Don't laugh. It's based on intensely researched information.
As ESPN Stats and Information has dug up, Nowitzki's lowest shooting percentage against individual Thunder defenders this season -- still a worthy 44.4 percent on 4-of-9 shooting -- falls under the category "unguarded/others," meaning he was either, well, unguarded, or that someone other than Serge Ibaka or Thunder-turned-Celtic Jeff Green was on him.
Nowitzki had his way with those two, going 8-of-11 for 26 points combined. Having been traded to Boston for the physical presence of center Kendrick Perkins, it's no longer Green's problem. The athletic, 6-foot-10, 235-pound Ibaka, the top shot-blocker this postseason, might have a big problem. It's tough to swat fallaways, step-backs and one-legged step-backs taken 15 feet and out.
Behind Ibaka, gritty and determined veteran Nick Collison, a solid 6-10, will have to take a few shifts. Nazr Mohammed, the 6-10, 13-year vet, can give it a go if Thunder coach Scott Brooks so chooses. If desperate, the long arms of lanky 6-9 star Kevin Durant could be called to action, but that scenario seems entirely unlikely. Green was never a sure-fire answer, but he was another option.
Nowitzki played just five quarters and change against OKC this season. The lengthiest injury absence of his career, but short in retrospect spanning Dec. 27 to Jan. 15, occurred at hostile Oklahoma City. Early in the second quarter, Nowitzki twisted his right leg landing a fallaway. Ibaka fouled Nowitzki on the 8-foot shot, it went down for his third bucket of the opening 2:50 of the quarter, and Nowitzki managed to get to the free throw line and convert the 3-point play before his night ended in the training room.
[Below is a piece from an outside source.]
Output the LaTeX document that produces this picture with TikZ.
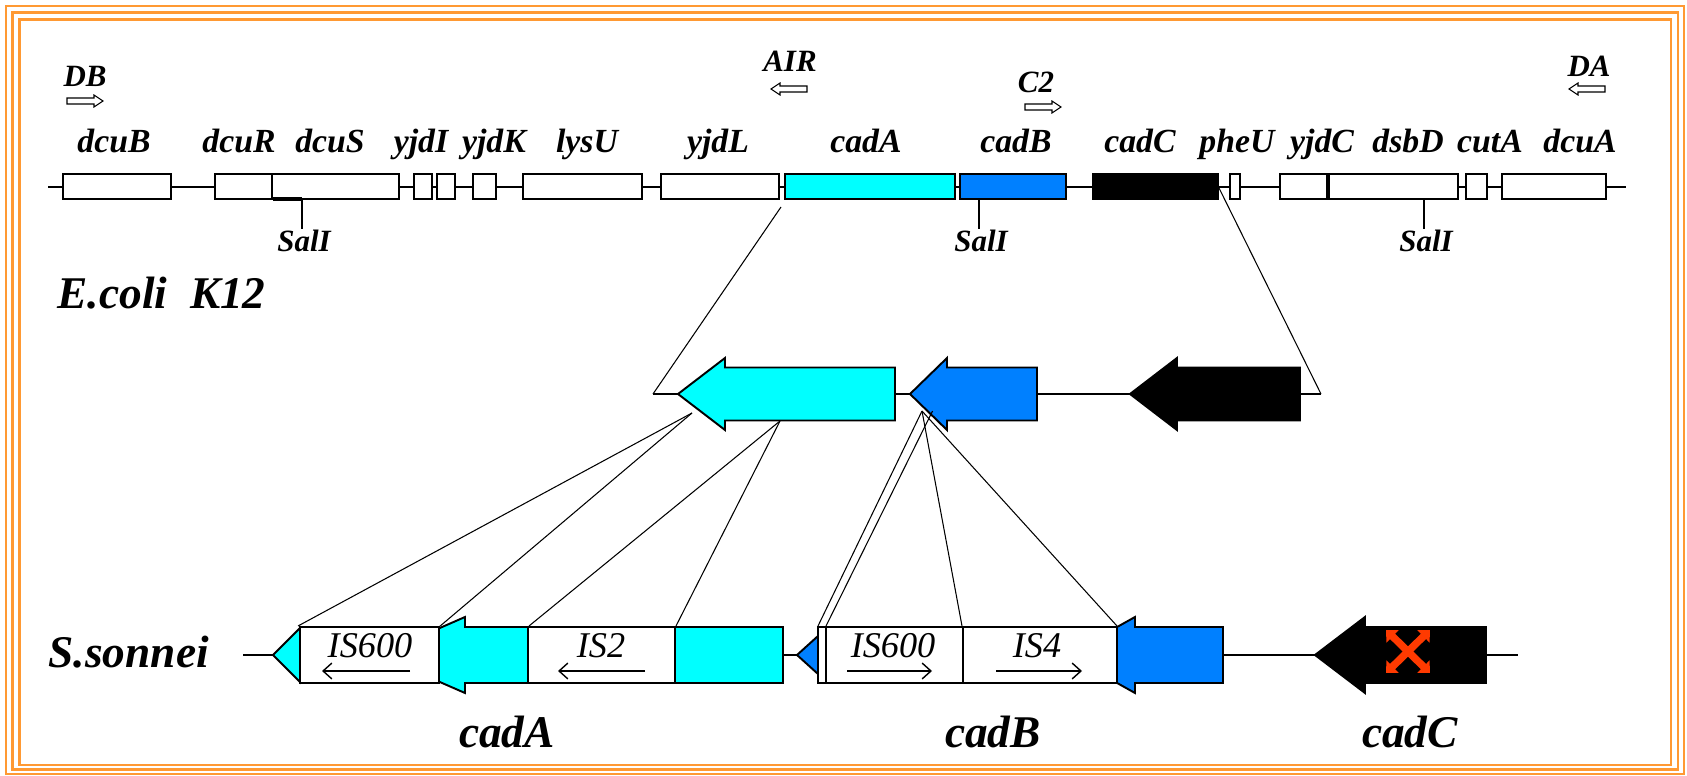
\documentclass[tikz,border=0pt]{standalone}
\usepackage{fontspec}
\setmainfont{Liberation Serif}
\usepackage{xcolor}
\usetikzlibrary{arrows.meta}
\definecolor{frameorange}{RGB}{255,153,51}
\definecolor{cadcyan}{RGB}{0,255,255}
\definecolor{cadblue}{RGB}{0,128,255}
\definecolor{knockred}{RGB}{255,58,0}

\begin{document}
\begin{tikzpicture}[x=0.01cm, y=-0.01cm,
  gene/.style={draw=black, line width=0.55pt, fill=white},
  chrom/.style={line width=0.55pt},
  link/.style={line width=0.3pt},
  primer/.style={draw=black, line width=0.3pt, fill=white},
  glabel/.style={font=\fontsize{9.6}{11}\selectfont\bfseries\itshape, anchor=base, inner sep=0pt},
  plabel/.style={font=\fontsize{8.8}{10}\selectfont\bfseries\itshape, anchor=base, inner sep=0pt},
  islabel/.style={font=\fontsize{10.3}{12}\selectfont\itshape, anchor=base, inner sep=0pt},
  biglabel/.style={font=\fontsize{12.9}{15}\selectfont\bfseries\itshape, anchor=base, inner sep=0pt},
  isarrow/.style={line width=0.4pt, -{Straight Barb[length=2.5pt, width=4.5pt]}},
  knock/.style={knockred, line width=2.1pt, {Triangle[length=2.6pt, width=4.8pt]}-{Triangle[length=2.6pt, width=4.8pt]}}]
\useasboundingbox (0,0) rectangle (1687,776);
% triple orange frame
\draw[frameorange, line width=0.75pt] (6,6) rectangle (1684,774);
\draw[frameorange, line width=0.65pt] (12.5,12.5) rectangle (1678,769.5);
\draw[frameorange, line width=0.65pt] (19.5,19.5) rectangle (1671,765);

% E. coli K12 chromosome
\draw[chrom] (48,187) -- (1626,187);
\foreach \a/\b/\c in {63/171/white, 215/272/white, 272/399/white, 414/432/white,
    437/455/white, 473/496/white, 523/642/white, 661/779/white, 785/955/cadcyan,
    960/1066/cadblue, 1093/1218/black, 1230/1240/white, 1280/1327/white,
    1329/1458/white, 1466/1487/white, 1502/1606/white}
  \draw[gene, fill=\c] (\a,174) rectangle (\b,199);
\draw[line width=1pt] (273,199) -- (302,199);
\foreach \x/\t in {114/dcuB, 239/dcuR, 330/dcuS, 421/yjdI, 494/yjdK, 587/lysU,
    718/yjdL, 866/cadA, 1016/cadB, 1140/cadC, 1237/pheU, 1322/yjdC, 1408/dsbD,
    1490/cutA, 1580/dcuA}
  \node[glabel] (lab-\t) at (\x,153) {\t};

% primers
\foreach \x/\y/\d in {85/101/1, 789/89/-1, 1043/107/1, 1587/89/-1}
  \draw[primer] (\x-18*\d,\y-3) -- (\x+9*\d,\y-3) -- (\x+9*\d,\y-6) -- (\x+18*\d,\y)
    -- (\x+9*\d,\y+6) -- (\x+9*\d,\y+3) -- (\x-18*\d,\y+3) -- cycle;
\node[plabel] (DB) at (85,87) {DB};
\node[plabel] (AIR) at (790,72) {AIR};
\node[plabel] (C2) at (1036,93) {C2};
\node[plabel] (DA) at (1589,77) {DA};

% SalI sites
\foreach \x/\n in {302/1, 979/2, 1424/3} {
  \draw[chrom] (\x,199) -- (\x,229);
  \node[plabel] (sal\n) at (\x+2,252) {SalI};
}
\node[biglabel, anchor=base west] (ecoli) at (57,308) {E.coli\ \ K12};

% cad locus, enlarged
\coordinate (topL) at (781,207);
\coordinate (topR) at (1219,188);
\coordinate (midL) at (653,394);
\coordinate (midR) at (1321,394);
\draw[link] (topL) -- (midL);
\draw[link] (topR) -- (midR);
\draw[chrom] (midL) -- (midR);
\foreach \t/\h/\e/\c in {678/725/895/cadcyan, 910/947/1037/cadblue, 1130/1177/1300/black}
  \draw[gene, fill=\c] (\t,394) -- (\h,358) -- (\h,367.5) -- (\e,367.5) -- (\e,420.5)
    -- (\h,420.5) -- (\h,430) -- cycle;

% S. sonnei
\node[biglabel, anchor=base west] (sson) at (48,667) {S.sonnei};
\draw[chrom] (243,655) -- (1518,655);
\foreach \t/\h/\e/\c in {378/465/528/cadcyan, 1067/1135/1223/cadblue, 1315/1365/1486/black}
  \draw[gene, fill=\c] (\t,655) -- (\h,617) -- (\h,627) -- (\e,627) -- (\e,683)
    -- (\h,683) -- (\h,693) -- cycle;
\draw[gene, fill=cadcyan] (273,655) -- (300,628) -- (300,682) -- cycle;
\draw[gene, fill=cadblue] (797,655) -- (818,636) -- (818,674) -- cycle;
\draw[gene] (300,627) rectangle (439,683);
\draw[gene] (528,627) rectangle (675,683);
\draw[gene, fill=cadcyan] (675,627) rectangle (783,683);
\draw[gene] (818,627) rectangle (963,683);
\draw[gene] (826,627) -- (826,683);
\draw[gene] (963,627) rectangle (1117,683);
\node[islabel] (is600a) at (370,657) {IS600};
\node[islabel] (is2) at (601,657) {IS2};
\node[islabel] (is600b) at (893,657) {IS600};
\node[islabel] (is4) at (1037,657) {IS4};
\draw[isarrow] (410,671) -- (322,671);
\draw[isarrow] (645,671) -- (558,671);
\draw[isarrow] (847,671) -- (932,671);
\draw[isarrow] (996,671) -- (1082,671);
% cadC knocked out
\coordinate (xa) at (1386,630);
\coordinate (xb) at (1430,673);
\coordinate (xc) at (1430,630);
\coordinate (xd) at (1386,673);
\draw[knock] (xa) -- (xb);
\draw[knock] (xc) -- (xd);
\node[biglabel] (cadAlab) at (507,747) {cadA};
\node[biglabel] (cadBlab) at (993,747) {cadB};
\node[biglabel] (cadClab) at (1410,747) {cadC};

% insertion sites
\coordinate (aHead) at (692,413);
\coordinate (aBody) at (780,421);
\coordinate (bHead) at (922,411);
\draw[link] (aHead) -- (298,626);
\draw[link] (aHead) -- (439,627);
\draw[link] (aBody) -- (529,626);
\draw[link] (aBody) -- (676,626);
\draw[link] (bHead) -- (818,626);
\draw[link] ([xshift=3]bHead) -- (826,626);
\draw[link] (bHead) -- (962,626);
\draw[link] (bHead) -- (1117,626);
\end{tikzpicture}
\end{document}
In 11 minutes of action he had scored 13 points. A month earlier, Nowitzki went for 34 against the Thunder. The injury kept him out of the finale just two weeks later. His season totals are impressive: 47 points in 51 minutes, 13-of-21 shooting and 3-of-6 on the kind of 3s he likes to step into when the pace of the game is up.
How will the Thunder attack Dirk? One-on-one, hope for the best, and sell out on the Mavs' jump shooters? Double-team him? Triple-team? Box-in-one?
"I don't know," Nowitzki said of OKC's potential tactics, although having been asked the question prior to Sunday's Thunder clinching, he was reluctant to discuss matchups without a winner.
"He’s going to play his game, and after 13 years he’s seen just about every coverage that there is," Mavs coach Rick Carlisle said. "People will continue to be creative to try to come up with things to neutralize him. But, the reality is we need him to play his game and if teams commit two or three guys to him, other guys have to be ready to step up and make shots and make plays."
Players are echoing the latter statement: "other guys have to be ready to step up and make shots and make plays." They lived it in the sweep of the Los Angeles Lakers. Jason Terry is hot, a major directional shift from the past two postseasons. The threat alone of Peja Stojakovic is providing even greater spacing for Nowitzki to operate.
Still, it all starts with the attention defenses pay to Nowitzki, Stojakovic said. In years past swarming him proved a good option when jump-shooting failed. It was Nowitzki or nothing, and that's bad odds even for a future Hall-of-Famer playing at the peak of his game.
"The answer really is what the other guys do around him," Terry said. "When we’re playing well around him it frees him up. Obviously, they can’t draw a lot of attention to him because everybody else is doing their thing positively so he doesn’t have to take over as much."
It doesn't help the Thunder that Nowitzki discovered his touch between the Portland and L.A. series. He blistered the Lakers and enters tonight's Western Conference finals averaging 26.5 points on 49.7 percent shooting and 60 percent from 3-point range.
While Nowitzki is mixing in a fair amount of strong driving, he's still taking care of business from his sweet spots and dominating from 15 feet and out. According to ESPN Stats and information, Nowitzki shot 64.7 percent from 15-plus feet (22-of-34) against L.A., best of any player in the conference semifinals.
Terry, Nowitzki's lone remaining teammate from the 2006 Finals team, is not surprised.
"His growth and development has come because he’s accepted double teams, he's read defenses, he’s made plays," Terry said. "And then when [teams] do cover him one-on-one, a matchup he likes, he’s not hesitant, he’s aggressive and goes at it. I think that’s what makes him most dangerous."
The Blazers had few answers for him. The Lakers had none. The Thunder are on the clock.